On Saturday, Moreh also dismissed claims that his criticism of Prime Minister Benjamin Netanyahu on international television was a publicity stunt to “campaign for an Oscar.”
“I don’t live in a dictatorship, I don’t have to bow to the prime minister,” he said. “With my nomination [for the Oscar] I represent the state of Israel and not the prime minister.”
Vice Prime Minister Moshe Ya’alon, a former IDF chief of staff, had accused Moreh of selectively editing the statements of the former Shin Bet chiefs in order to convey a “Palestinian narrative.”
“The Gatekeepers” has had plenty of press in recent weeks, but was widely ranked second in the pre-Oscar betting, behind “Searching for Sugar Man,” a documentary about two fans’ hunt for American-Mexican musician Rodriguez, rumored to have committed suicide by a variety of means but found to be very much alive in Detroit.
Were Moreh to fail, Israel — formally at least — still has another contender for the same Oscar, “5 Broken Cameras.” Officially helmed by Israeli and Palestinian directors Guy Davidi and Emad Burnat, and funded in part with Israeli government money, the film is a personal record of Burnat’s West Bank village of Bil’in’s confrontations with Israeli soldiers at the security barrier, and is relentlessly critical of Israel.
Though it was labeled as an Israeli film during the Oscar nomination process, this is an association that Burnat bitterly rejects, saying that “we never gave it in as an Israeli or Palestinian film. But they know who gave it in, they know that it’s a Palestinian story and my personal story.”
Davidi played down the film’s chances, noting that it was a small, independent production, without big budget champions in Los Angeles.
En route to the Oscars last week, Burnat was held up by US immigration authorities at LAX. Only the intervention of filmmaker Michael Moore secured his entry into the US.

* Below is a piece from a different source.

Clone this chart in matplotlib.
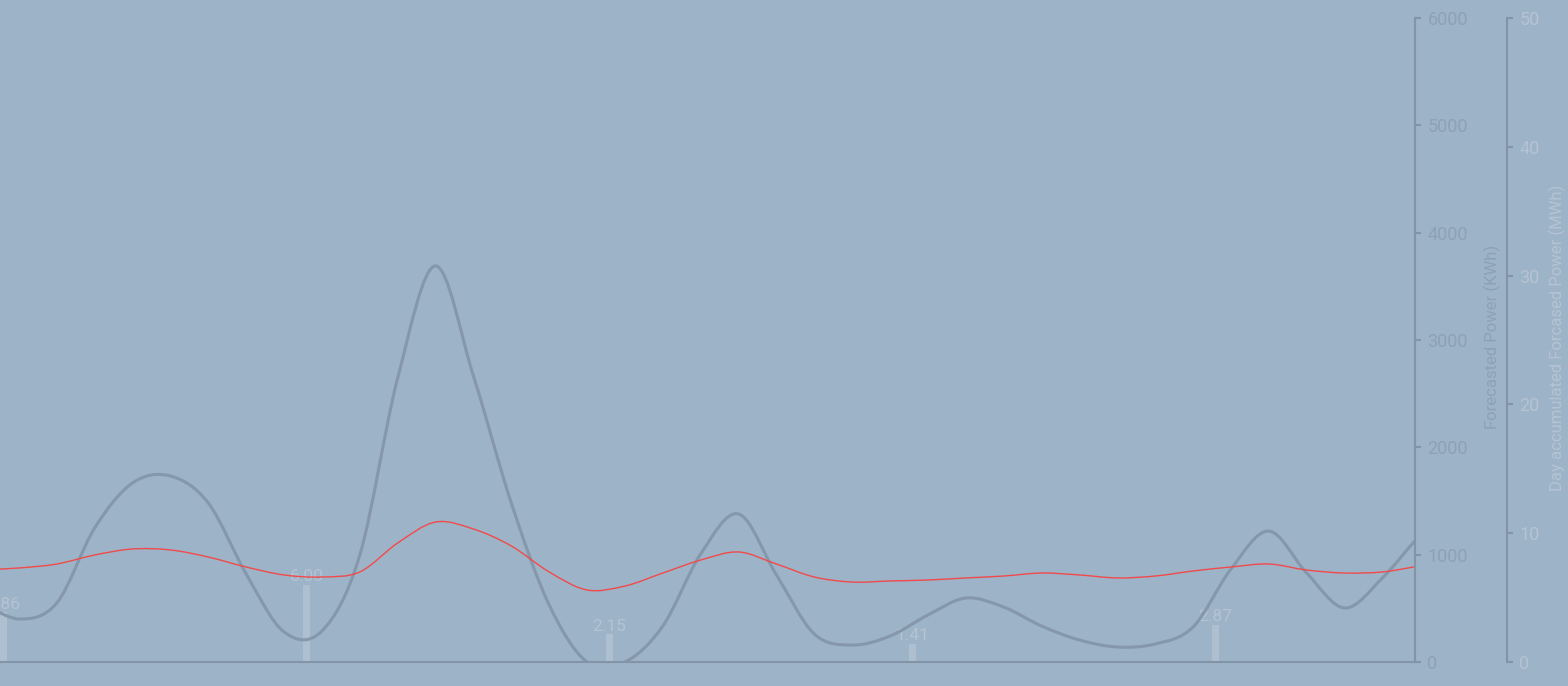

“Emad, his wife and 8-yr. old son were placed in a holding area and told they didn’t have the proper invitation on them to attend the Oscars,” Moore tweeted. “Although he produced the Oscar invite nominees receive, that wasn’t good enough and he was threatened with being sent back to Palestine.”
Israel has yet to take home an Oscar, despite some 10 nominations through the decades. Last year, Joseph Cedar’s “Footnote” lost out to Iran’s “A Separation.”
The three other films in the Best Documentary Feature category are “How to Survive a Plague,” “The Invisible War,” and “Searching for Sugar Man.”
“The Invisible War” is produced by Amy Ziering, daughter of Beverly Hills philanthropists Marilyn and the late Sigi (a Holocaust survivor) Ziering.
“Searching for Sugar Man,” a Swedish/British production, has plenty of Jewish connections. Tracking the bid by two South African music fans, Stephen ‘Sugar’ Segerman and Craig Bartholomew Strydom, to ascertain what had become of the beloved 1970s folk musician Sixto Rodriguez — a Bob Dylan/Leonard Cohen/Don McLean type who was wildly popular in South Africa (and Australia and New Zealand) and utterly unknown in the US — it is co-produced by Simon Chinn, who already has one Oscar for 2008’s “Man on Wire.” Chinn is the son of Sir Trevor Chinn, long a leading figure in Anglo Jewry.
Segerman, too, is Jewish — from an Orthodox family in Cape Town — and said in interviews last year that he latched onto Rodriguez’s music because his “lyrics offered a drug-fueled escape from the harsh realities of life” and this was “wonderfully evocative and inspirational to young whites living under apartheid’s strict rules and censorship, who were searching for some kind of message or inspiration from the counter-culture happening in Europe and the U.S.A.”
Director Steven Spielberg’s hit film, the civil war-era biopic “Lincoln,” is nominated for a dozen Oscars. Another movie expected to win big is Ben Affleck’s “Argo,” which is based on a true account of a CIA operation to spring a small group of US diplomats from Tehran during the 1979 Iran hostage crisis.